By Gavin.. Posted September 25 2009 at 12:46 AM.
why would anybody EVER want to play for newcastle in the championship,given is the best keeper in europe and would get his game for any side in europe he'd walk into iker's and valdes spot straightaway.
By jay.. Posted September 20 2009 at 3:23 PM.
Come on Shay, you'd sell your soul to the highest bidder, you're no different from the rest of the greedy, egotistical and overpaid players of today. So you think Newcastle did'nt reward you enough for twelve years service? Try telling that to a Geordie miner who spent 50 years underground!
Bet you don't weed your garden anymore.
By Mike.. Posted September 20 2009 at 11:06 AM.
I don't know why someone would say shay took the money after all the service he gave to newcastle and in the end they treated him so bad.Shay is one of the best keepers around and a true gentleman money had nothing to do with his move.As an irishman i'm so proud to watch shay play the game with honesty and the respect he shows to the fans and other players.I am looking forward to seeing him get his 100th cap for Ireland a true sporting hero.

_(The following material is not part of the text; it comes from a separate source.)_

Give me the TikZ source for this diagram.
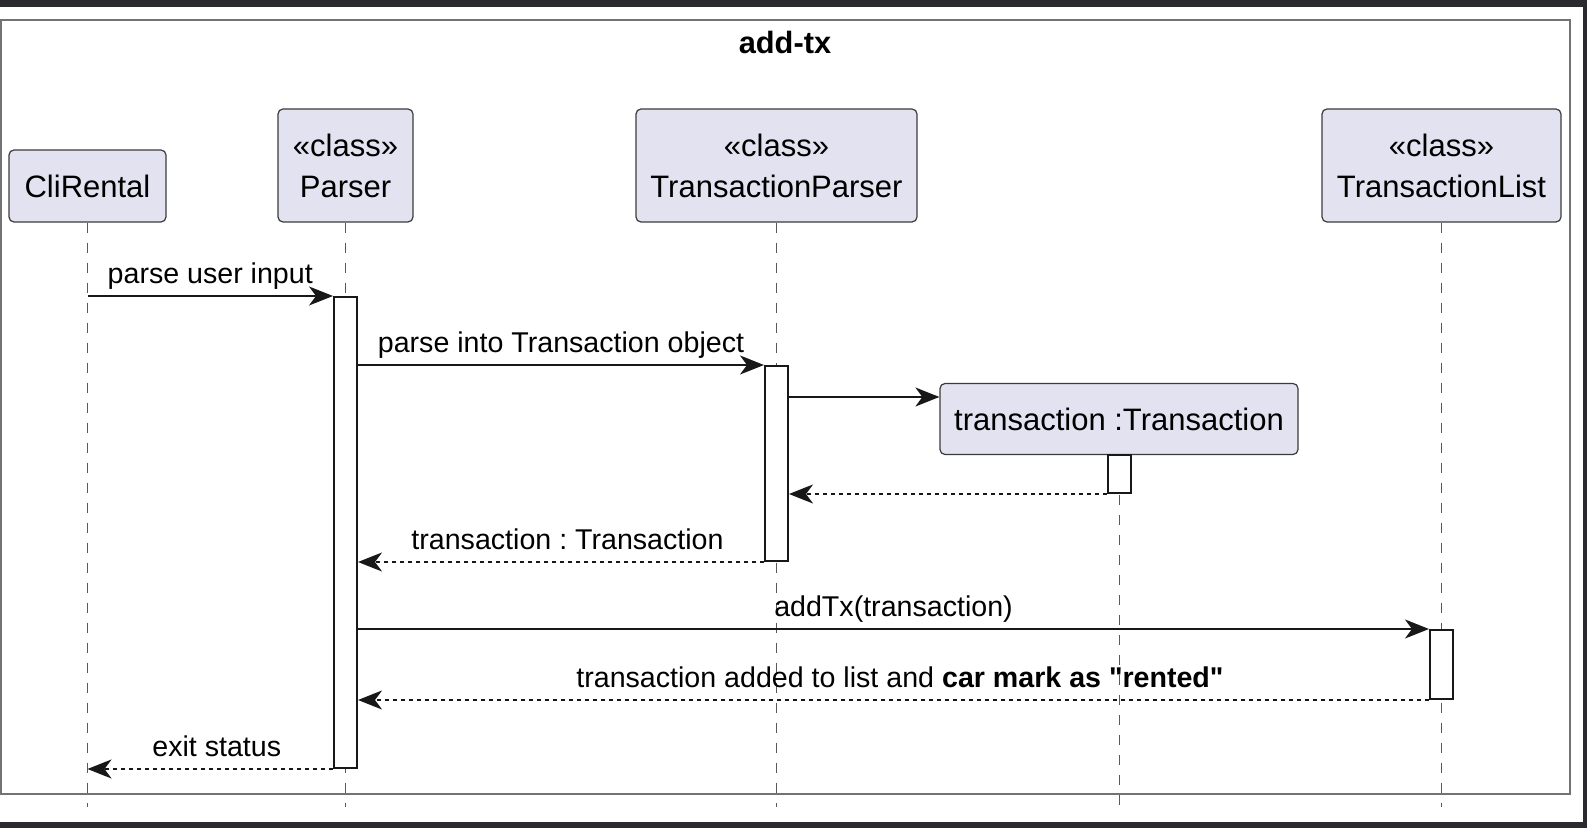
\documentclass[tikz,border=0pt]{standalone}
\usepackage{fontspec}
\setmainfont{Liberation Sans}[Ligatures=TeXOff]
\frenchspacing
\usetikzlibrary{arrows.meta}
\definecolor{umlfill}{HTML}{E2E2F0}
\definecolor{umlline}{HTML}{181818}
\definecolor{outerbg}{HTML}{2B2B2F}
\tikzset{
  part box/.style={
    rounded corners=2.5pt,
    draw=umlline!85,
    line width=0.6pt,
    fill=umlfill,
    align=center,
    inner sep=0pt,
    font=\fontsize{15.5}{20.5}\selectfont,
  },
  act bar/.style={draw=umlline, line width=1pt, fill=white, minimum width=11.5pt, inner sep=0pt},
  life line/.style={black!65, line width=0.5pt, dash pattern=on 5pt off 5pt},
  call/.style={umlline, line width=0.8pt, -{Stealth[length=12pt, width=9.5pt, inset=3.5pt]}},
  reply/.style={call, dash pattern=on 2pt off 2pt},
  msg label/.style={font=\fontsize{14.3}{17}\selectfont, anchor=base, yshift=6.25pt, text=black},
  reply label/.style={msg label, xshift=3.25pt},
}
\begin{document}
\begin{tikzpicture}[x=0.5pt, y=-0.5pt]
      \useasboundingbox (0,0) rectangle (1587,828);
      \fill[outerbg] (0,0) rectangle (1587,828);
      \fill[white] (0,7) rectangle (1583,822);
      \draw[black!55, line width=0.6pt] (1,20) rectangle (1570,794);
      \node[font=\fontsize{15.4}{18}\selectfont\bfseries, anchor=base] (title) at (785,53.3) {add-tx};

      \node[part box, minimum width=78.5pt, minimum height=36pt] (cli) at (87.5,186) {CliRental};
      \node[part box, minimum width=67.5pt, minimum height=56.5pt] (parser) at (345.5,165.5) {«class»\\Parser};
      \node[part box, minimum width=140.5pt, minimum height=56.5pt] (tparser) at (776.5,165.5) {«class»\\TransactionParser};
      \node[part box, minimum width=119.5pt, minimum height=56.5pt] (tlist) at (1441.5,165.5) {«class»\\TransactionList};
      \node[part box, minimum width=179pt, minimum height=35.5pt] (tx) at (1119,419) {transaction :Transaction};

      \coordinate (bottom) at (0,807);
      \foreach \p in {cli, parser, tparser, tx, tlist}
        \draw[life line] (\p.south) -- (\p.south |- bottom);

      \node[act bar, minimum height=235.5pt] (pbar) at (345.5,532.5) {};
      \node[act bar, minimum height=97.5pt] (tpbar) at (776.5,463.5) {};
      \node[act bar, minimum height=19pt] (txbar) at (1119,474) {};
      \node[act bar, minimum height=34.5pt] (tlbar) at (1441.5,664.5) {};
      \coordinate (newtx) at ([yshift=11pt]tx.west);

      \draw[call] (cli.center |- pbar.north) -- (pbar.north west) node[midway, msg label] {parse user input};
      \draw[call] (pbar.east |- tpbar.north) -- (tpbar.north west) node[midway, msg label] {parse into Transaction object};
      \draw[call] (tpbar.east |- newtx) -- (newtx);
      \draw[reply] (txbar.south west) -- (tpbar.east |- txbar.south);
      \draw[reply] (tpbar.south west) -- (pbar.east |- tpbar.south) node[midway, reply label] {transaction : Transaction};
      \draw[call] (pbar.east |- tlbar.north) -- (tlbar.north west) node[midway, msg label] {addTx(transaction)};
      \draw[reply] (tlbar.south west) -- (pbar.east |- tlbar.south) node[midway, reply label] {transaction added to list and \textbf{car mark as "rented"}};
      \draw[reply] (pbar.south west) -- (cli.center |- pbar.south) node[midway, reply label] {exit status};
    \end{tikzpicture}
\end{document}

By Fran Byrne.. Posted September 20 2009 at 10:36 AM.
shay yer took the money and cannot blame yer but please stop this i love the fans rubbish , guilt trip man tell the truth money talks and to not get relegated with yer mates
good luck today with man u bit honesty in future tho paddy
By ian ashbourne.. Posted September 20 2009 at 9:06 AM.
respect well said
By geo.. Posted September 20 2009 at 8:27 AM.